As the Pentagon looks ahead to continuing production ramp-up efforts heading into the next administration, the department’s acquisition chief said Wednesday industry should assess what it would take to get after a five-fold increase of their current manufacturing rates.
“Every company should be saying what would it take for me to go five times my production rate,” Bill LaPlante, under secretary of defense for acquisition and sustainment, said during a discussion at an Axios event.
LaPlante has spearheaded a range of initiative to boost production efforts, including releasing the Pentagon’s first National Defense Industrial Strategy (NDIS) and promoting co-manufacturing opportunities with international partners, while he reiterated on Wednesday that challenges with production both in the U.S. and abroad are “fundamentally a resourcing issue right now.”
“We found that if you have the resources, sometimes you might not like the timelines initially, you can get the production ramped up. And we’re doing [that] across many systems. It’s really [about] getting the resources and sticking with it. Industry is not going to do it on its own and nor would I if I were them,” LaPlante said.
During a House Armed Services Committee hearing earlier this year, LaPlante made his pitch to lawmakers to support higher production rates for weapons programs, citing it as key to bringing down unit costs and ensuring the department can move more innovative technologies from research and development into manufacturing (Defense Daily, Feb. 15).
“You cannot skimp on production. And production has been the bill payer since the end of the Cold War. It still is a bill payer. We still have situations where, at the end of the budget, to balance the budget, people lower production numbers because that’s where the money is. We have to stop that.
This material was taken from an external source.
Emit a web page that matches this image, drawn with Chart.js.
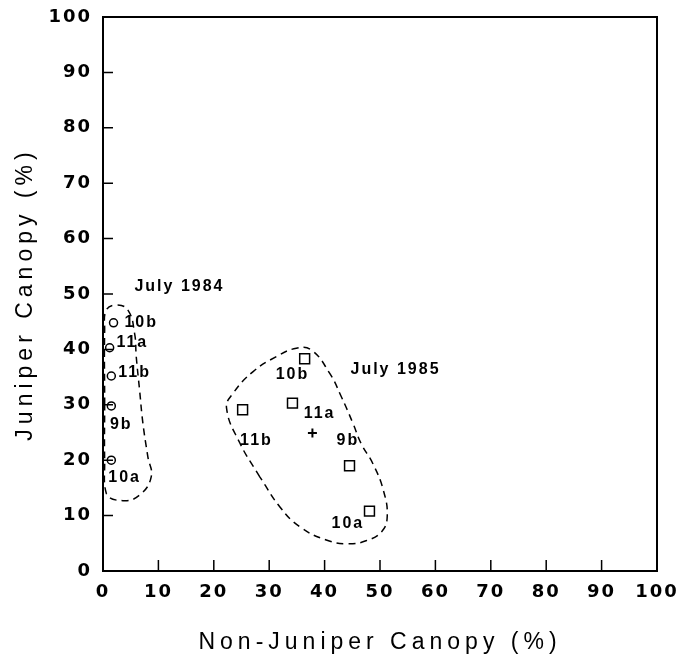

We have to actually increase the production rates,” LaPlante said on Wednesday.
The Pentagon last month released the implementation plan for its NDIS, which noted plans to invest over $77 billion over the next two fiscal years on programs and initiatives such as investments to ramp up munitions production, support to the submarine industrial base, addressing supply chain vulnerabilities and pursuing international co-production efforts (Defense Daily, Oct. 29).
LaPlante on Wednesday also provided an update on the Army’s push to increase its rate of 155mm artillery shell production up to 100,000 rounds per month by late 2025, confirming the service has now reached a manufacturing rate of 50,000 such shells per month.
“I pulled the number of 100,000 [155mm rounds per month] out of the air, called the CEO of General Dynamics [GD] and said, ‘Stay in your chair. Without breaking the law, how can you get to 100,000 a month?’ And she was shocked. And of course the Army was shocked. Everybody was shocked. But once they started working on it and we started getting the money to them, they’re going to get there,” LaPlante said.
Doug Bush, the Army’s top acquisition official, said in May that the national security supplemental passed this spring included around $6 billion to boost 155mm artillery ammunition production, double what the Army had requested, noting the additional funding will allow production lines to sustain a rate of 100,000 artillery shells per month for longer (Defense Daily, May 2).
The Army’s goal to build 100,000 155mm rounds per month by late 2025 would represent a nearly fourfold increase from its capacity in recent years, as the service works to replenish its own stockpiles and continue supporting requirements for international partners such as Ukraine.
The service has also been building three new production lines for 155mm artillery ammunition in Texas, funded in a previous supplemental, to include a new facility from General Dynamics Ordnance and Tactical Systems and Turkish industry subcontractors, to include Turkish industry partners that’s handling construction, installation and follow-on production of the new 155mm projectile metal parts lines (Defense Daily, Feb. 22).